■ **What is required**
Return a copy of every line in the records that includes the word "this".
──────── Dataset extract
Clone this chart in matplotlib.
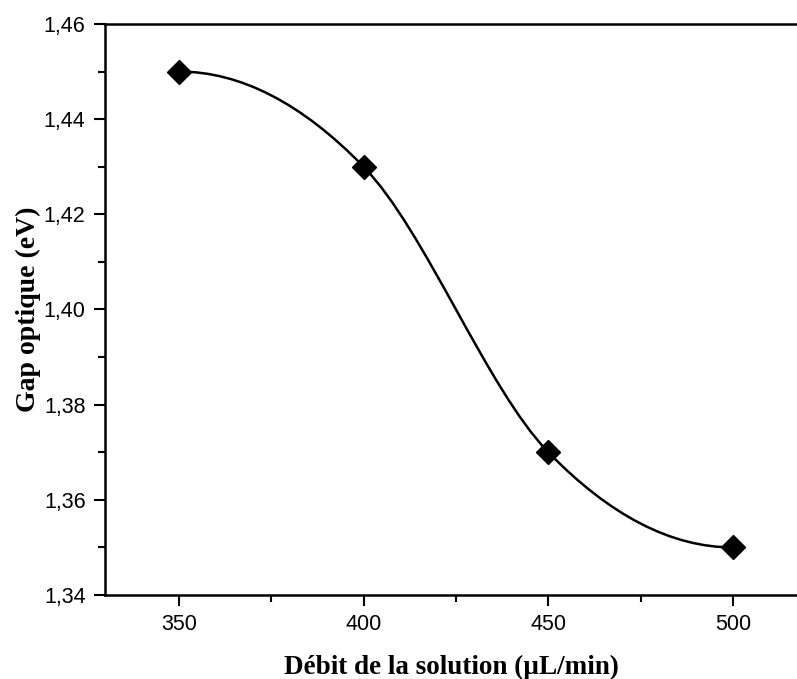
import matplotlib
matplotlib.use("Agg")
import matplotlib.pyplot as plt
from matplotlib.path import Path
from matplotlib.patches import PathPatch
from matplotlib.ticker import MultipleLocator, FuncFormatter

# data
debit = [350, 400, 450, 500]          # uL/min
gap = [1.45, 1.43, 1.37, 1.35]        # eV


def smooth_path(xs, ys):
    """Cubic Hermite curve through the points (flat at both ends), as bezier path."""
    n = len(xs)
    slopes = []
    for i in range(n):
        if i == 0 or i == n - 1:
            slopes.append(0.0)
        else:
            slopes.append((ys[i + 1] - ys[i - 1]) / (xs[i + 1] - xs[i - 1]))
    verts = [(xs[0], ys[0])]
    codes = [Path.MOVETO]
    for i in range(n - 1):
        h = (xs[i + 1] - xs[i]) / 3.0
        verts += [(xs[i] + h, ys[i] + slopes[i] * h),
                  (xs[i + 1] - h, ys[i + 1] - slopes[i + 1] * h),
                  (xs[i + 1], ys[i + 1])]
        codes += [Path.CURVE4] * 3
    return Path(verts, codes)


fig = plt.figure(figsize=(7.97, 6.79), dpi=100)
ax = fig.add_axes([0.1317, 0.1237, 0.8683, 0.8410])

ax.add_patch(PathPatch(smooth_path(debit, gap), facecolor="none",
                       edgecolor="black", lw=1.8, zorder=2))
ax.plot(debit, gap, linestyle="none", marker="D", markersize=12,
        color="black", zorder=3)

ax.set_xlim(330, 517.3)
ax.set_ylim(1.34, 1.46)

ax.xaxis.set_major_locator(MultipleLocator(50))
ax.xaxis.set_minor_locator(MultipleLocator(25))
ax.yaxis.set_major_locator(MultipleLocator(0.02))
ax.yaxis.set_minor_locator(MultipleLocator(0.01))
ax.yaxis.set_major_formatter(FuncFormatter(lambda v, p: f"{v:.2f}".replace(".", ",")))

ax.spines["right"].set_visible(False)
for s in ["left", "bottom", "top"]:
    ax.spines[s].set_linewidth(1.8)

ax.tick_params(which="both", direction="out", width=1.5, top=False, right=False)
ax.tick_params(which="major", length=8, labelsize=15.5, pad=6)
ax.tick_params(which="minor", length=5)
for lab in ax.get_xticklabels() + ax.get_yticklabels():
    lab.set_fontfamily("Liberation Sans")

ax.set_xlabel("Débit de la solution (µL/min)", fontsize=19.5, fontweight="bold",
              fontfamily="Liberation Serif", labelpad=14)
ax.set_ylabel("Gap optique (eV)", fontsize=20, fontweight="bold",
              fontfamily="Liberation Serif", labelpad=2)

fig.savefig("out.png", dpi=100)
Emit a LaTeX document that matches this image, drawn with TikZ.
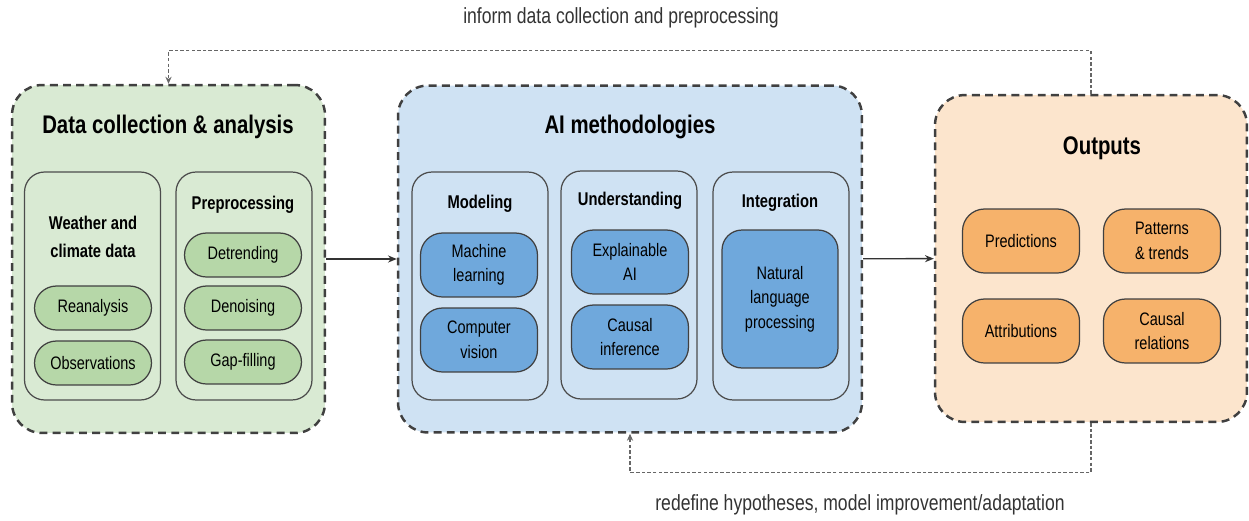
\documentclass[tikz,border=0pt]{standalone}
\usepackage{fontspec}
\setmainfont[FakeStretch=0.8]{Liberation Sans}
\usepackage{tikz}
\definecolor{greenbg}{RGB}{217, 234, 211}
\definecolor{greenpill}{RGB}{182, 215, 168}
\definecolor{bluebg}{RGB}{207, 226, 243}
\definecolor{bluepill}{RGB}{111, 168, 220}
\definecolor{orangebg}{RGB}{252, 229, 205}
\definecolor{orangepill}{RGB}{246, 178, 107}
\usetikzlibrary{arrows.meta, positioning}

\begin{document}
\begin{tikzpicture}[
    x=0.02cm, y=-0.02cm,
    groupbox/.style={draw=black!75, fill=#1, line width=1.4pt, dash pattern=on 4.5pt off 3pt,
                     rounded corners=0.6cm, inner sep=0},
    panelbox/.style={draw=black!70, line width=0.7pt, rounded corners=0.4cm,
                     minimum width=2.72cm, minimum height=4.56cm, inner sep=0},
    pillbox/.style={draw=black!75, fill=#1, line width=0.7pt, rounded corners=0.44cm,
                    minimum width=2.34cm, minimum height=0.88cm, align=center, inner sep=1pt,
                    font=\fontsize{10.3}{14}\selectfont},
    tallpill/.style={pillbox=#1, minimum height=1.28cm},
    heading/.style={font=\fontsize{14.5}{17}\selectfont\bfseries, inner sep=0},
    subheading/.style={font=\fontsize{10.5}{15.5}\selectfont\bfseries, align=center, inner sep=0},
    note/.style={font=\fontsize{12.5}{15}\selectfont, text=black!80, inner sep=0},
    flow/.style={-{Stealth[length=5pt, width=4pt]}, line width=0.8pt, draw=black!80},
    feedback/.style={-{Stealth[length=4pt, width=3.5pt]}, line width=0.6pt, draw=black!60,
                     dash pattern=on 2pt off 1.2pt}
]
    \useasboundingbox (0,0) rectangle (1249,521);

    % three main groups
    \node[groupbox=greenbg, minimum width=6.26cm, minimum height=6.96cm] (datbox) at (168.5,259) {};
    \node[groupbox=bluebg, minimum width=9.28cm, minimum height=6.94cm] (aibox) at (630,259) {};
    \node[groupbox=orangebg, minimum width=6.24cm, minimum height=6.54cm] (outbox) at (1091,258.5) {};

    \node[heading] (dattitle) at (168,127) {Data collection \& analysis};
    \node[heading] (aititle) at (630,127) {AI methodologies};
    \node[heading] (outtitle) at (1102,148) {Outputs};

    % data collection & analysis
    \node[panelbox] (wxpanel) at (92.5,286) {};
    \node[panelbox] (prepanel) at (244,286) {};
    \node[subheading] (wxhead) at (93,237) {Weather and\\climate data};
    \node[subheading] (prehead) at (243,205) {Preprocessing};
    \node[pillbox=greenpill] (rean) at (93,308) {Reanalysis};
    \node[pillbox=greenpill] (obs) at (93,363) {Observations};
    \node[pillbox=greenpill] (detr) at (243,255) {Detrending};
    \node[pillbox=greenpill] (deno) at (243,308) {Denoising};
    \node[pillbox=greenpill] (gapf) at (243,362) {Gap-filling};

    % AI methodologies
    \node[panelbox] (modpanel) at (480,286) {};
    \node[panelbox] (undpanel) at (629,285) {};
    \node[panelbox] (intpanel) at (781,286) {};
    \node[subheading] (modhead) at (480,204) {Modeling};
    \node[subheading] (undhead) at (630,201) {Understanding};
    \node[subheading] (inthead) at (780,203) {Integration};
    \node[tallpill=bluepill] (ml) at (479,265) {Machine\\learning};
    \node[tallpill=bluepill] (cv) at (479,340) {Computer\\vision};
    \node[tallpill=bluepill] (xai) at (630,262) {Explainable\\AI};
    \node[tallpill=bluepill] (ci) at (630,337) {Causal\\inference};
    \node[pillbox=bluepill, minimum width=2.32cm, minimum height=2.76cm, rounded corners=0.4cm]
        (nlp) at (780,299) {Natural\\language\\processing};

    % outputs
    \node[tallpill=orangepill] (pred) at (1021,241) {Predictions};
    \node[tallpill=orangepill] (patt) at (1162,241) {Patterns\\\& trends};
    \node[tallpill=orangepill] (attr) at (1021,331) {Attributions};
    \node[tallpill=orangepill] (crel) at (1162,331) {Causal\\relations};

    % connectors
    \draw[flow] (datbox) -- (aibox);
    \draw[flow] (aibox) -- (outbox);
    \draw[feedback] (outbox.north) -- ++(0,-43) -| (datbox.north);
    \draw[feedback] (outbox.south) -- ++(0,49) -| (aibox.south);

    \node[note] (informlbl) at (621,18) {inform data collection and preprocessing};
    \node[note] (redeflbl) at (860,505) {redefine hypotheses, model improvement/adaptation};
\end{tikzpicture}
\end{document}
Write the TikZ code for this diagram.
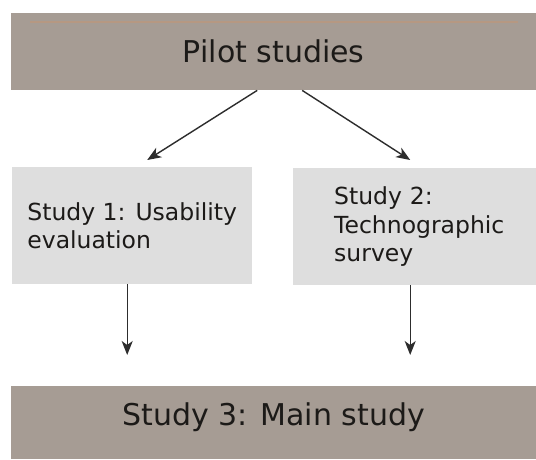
────────────────
■ **Expected answer**
Clone this chart in matplotlib.
Emit a LaTeX document that matches this image, drawn with TikZ.
Write the TikZ code for this diagram.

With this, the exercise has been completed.